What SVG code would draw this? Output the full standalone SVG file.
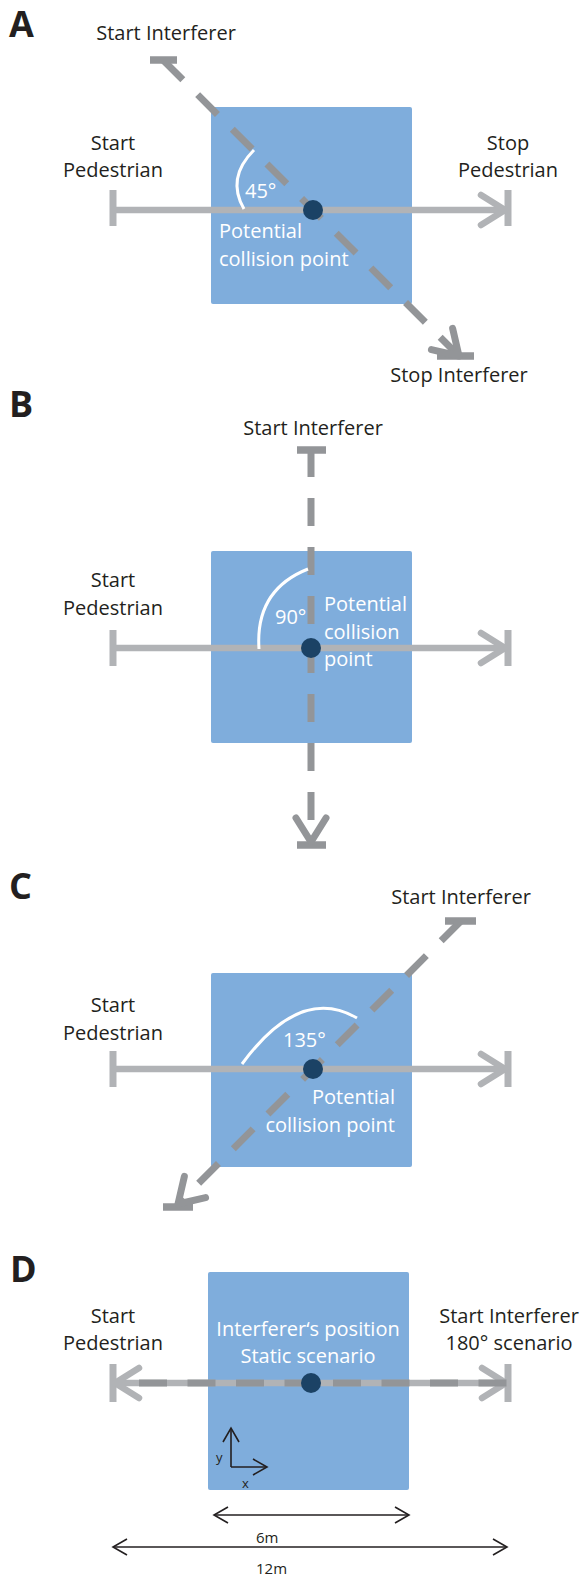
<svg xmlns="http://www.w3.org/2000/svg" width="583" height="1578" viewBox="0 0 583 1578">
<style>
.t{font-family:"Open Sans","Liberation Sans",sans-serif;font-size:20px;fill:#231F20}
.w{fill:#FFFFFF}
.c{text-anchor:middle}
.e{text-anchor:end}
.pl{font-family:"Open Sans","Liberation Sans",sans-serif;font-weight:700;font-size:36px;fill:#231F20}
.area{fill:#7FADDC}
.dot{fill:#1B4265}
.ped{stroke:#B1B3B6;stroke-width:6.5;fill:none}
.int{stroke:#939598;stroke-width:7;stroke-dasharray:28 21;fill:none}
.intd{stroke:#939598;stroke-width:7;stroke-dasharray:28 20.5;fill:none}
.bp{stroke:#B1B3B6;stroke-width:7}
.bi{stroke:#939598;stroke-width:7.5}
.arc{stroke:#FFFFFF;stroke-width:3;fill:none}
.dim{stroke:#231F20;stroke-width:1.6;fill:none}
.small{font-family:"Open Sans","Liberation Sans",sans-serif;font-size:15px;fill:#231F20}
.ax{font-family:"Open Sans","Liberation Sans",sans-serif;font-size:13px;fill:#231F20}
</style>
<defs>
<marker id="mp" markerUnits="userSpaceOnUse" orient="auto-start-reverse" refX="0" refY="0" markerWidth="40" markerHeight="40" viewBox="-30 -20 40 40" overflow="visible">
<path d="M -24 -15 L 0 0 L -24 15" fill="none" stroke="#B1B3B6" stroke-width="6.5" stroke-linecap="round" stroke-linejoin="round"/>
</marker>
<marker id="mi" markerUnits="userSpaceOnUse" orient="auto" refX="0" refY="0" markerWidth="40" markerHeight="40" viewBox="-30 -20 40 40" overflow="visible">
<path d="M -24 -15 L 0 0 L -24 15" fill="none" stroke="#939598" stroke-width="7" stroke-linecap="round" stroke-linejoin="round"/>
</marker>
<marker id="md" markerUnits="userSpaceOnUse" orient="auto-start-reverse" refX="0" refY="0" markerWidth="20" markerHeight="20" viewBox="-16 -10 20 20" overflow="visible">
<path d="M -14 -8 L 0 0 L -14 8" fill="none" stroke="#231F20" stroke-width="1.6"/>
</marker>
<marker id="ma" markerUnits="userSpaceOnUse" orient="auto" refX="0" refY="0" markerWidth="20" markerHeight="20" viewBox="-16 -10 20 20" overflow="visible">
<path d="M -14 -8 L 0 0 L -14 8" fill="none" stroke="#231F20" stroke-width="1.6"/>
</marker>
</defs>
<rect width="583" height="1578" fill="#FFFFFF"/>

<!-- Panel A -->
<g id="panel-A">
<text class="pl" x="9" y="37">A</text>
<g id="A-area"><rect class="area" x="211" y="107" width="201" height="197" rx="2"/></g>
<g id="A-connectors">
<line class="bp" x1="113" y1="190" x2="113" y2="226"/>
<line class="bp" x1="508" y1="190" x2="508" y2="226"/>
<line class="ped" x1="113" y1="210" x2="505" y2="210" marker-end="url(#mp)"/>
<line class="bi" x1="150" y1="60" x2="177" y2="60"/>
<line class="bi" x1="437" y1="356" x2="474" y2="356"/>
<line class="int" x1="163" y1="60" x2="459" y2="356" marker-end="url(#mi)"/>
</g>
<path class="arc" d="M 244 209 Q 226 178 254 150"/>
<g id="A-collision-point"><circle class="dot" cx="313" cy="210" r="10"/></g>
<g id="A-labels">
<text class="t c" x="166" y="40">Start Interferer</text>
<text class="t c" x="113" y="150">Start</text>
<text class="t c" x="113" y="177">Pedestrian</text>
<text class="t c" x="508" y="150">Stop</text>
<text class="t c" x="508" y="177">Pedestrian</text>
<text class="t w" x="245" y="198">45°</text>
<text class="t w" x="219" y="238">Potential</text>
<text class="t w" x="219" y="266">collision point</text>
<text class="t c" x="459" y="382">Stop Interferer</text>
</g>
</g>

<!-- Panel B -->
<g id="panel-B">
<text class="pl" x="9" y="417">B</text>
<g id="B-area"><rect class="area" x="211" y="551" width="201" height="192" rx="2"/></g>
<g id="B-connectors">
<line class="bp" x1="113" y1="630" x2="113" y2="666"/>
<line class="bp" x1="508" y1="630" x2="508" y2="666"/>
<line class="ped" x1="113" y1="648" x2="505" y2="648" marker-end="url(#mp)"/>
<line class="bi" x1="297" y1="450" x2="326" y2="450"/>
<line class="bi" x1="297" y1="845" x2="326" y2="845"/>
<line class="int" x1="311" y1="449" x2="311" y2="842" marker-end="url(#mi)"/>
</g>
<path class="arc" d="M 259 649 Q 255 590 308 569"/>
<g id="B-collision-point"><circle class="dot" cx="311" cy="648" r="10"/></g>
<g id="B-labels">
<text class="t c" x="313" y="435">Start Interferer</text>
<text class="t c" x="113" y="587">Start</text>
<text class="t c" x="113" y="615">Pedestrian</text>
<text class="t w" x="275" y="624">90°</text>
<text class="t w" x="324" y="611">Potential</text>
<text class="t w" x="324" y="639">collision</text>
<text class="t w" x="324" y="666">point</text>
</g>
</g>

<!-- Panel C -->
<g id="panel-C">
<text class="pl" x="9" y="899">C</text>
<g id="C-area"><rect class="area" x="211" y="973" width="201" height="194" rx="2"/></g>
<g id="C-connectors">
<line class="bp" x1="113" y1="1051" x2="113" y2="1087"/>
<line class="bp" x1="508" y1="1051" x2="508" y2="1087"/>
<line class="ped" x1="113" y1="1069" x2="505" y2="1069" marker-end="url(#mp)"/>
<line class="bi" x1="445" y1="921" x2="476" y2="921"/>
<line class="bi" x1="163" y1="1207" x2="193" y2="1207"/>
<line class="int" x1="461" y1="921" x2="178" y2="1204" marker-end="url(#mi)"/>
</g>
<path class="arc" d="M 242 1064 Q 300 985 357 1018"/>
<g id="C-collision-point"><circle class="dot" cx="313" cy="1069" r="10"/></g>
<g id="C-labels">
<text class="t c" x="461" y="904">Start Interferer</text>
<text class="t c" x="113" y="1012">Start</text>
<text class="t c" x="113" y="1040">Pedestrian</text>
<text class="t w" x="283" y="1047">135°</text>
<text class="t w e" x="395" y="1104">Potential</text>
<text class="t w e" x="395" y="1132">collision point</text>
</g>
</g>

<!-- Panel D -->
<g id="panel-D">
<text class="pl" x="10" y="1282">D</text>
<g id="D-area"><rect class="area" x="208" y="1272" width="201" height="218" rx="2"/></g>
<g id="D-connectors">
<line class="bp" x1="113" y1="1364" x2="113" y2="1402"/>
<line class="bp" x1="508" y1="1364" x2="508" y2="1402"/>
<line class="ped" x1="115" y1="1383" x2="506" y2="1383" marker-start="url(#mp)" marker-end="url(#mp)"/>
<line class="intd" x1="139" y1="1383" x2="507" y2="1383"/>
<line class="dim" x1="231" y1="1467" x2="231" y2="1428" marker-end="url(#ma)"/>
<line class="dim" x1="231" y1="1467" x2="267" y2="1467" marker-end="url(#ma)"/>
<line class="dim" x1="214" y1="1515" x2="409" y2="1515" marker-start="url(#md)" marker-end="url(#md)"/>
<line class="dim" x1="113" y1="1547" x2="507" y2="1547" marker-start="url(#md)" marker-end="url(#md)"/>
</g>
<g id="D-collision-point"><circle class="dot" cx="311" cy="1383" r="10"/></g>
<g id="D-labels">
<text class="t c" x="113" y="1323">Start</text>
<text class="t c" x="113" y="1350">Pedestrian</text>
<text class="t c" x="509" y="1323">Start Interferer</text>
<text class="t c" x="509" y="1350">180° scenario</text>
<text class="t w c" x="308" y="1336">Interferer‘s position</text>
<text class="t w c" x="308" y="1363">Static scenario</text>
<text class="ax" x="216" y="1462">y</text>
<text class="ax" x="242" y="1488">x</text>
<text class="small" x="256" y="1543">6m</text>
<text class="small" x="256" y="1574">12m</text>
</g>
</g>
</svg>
--------------------------------------------------
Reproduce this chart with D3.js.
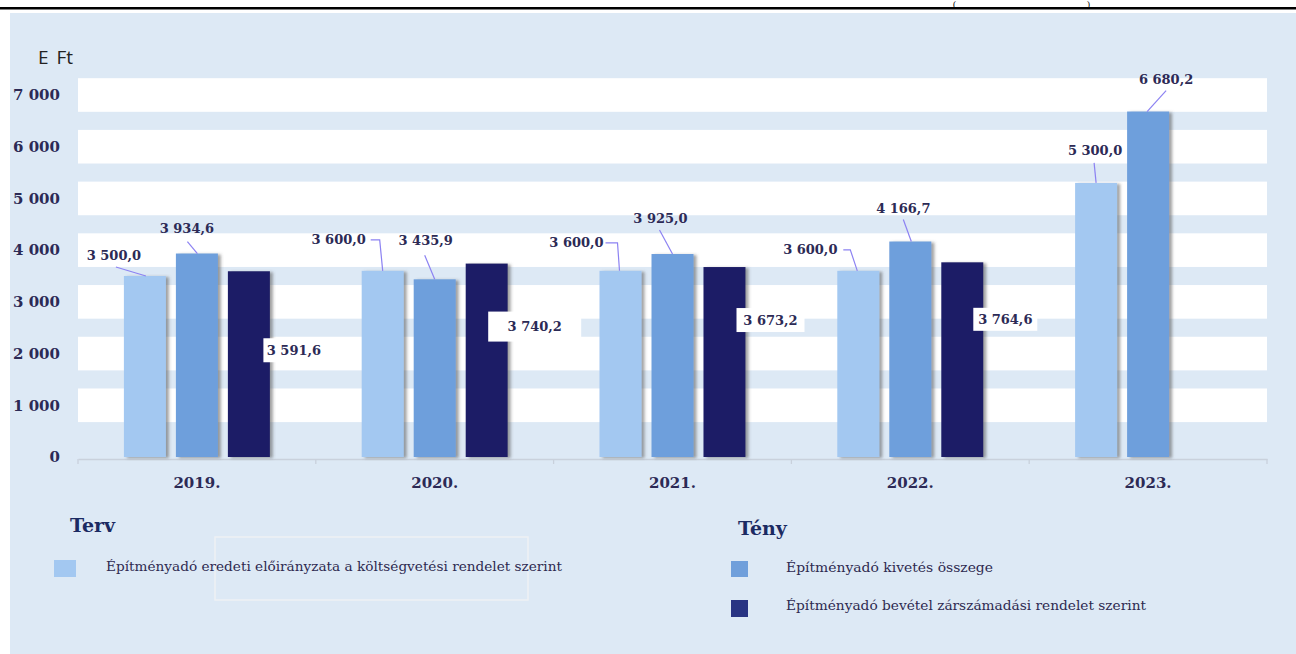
--------------------------------------------------
Which lines include "this"? Copy each of them out.

What SVG code would draw this? Output the full standalone SVG file.
Reproduce this chart with D3.js.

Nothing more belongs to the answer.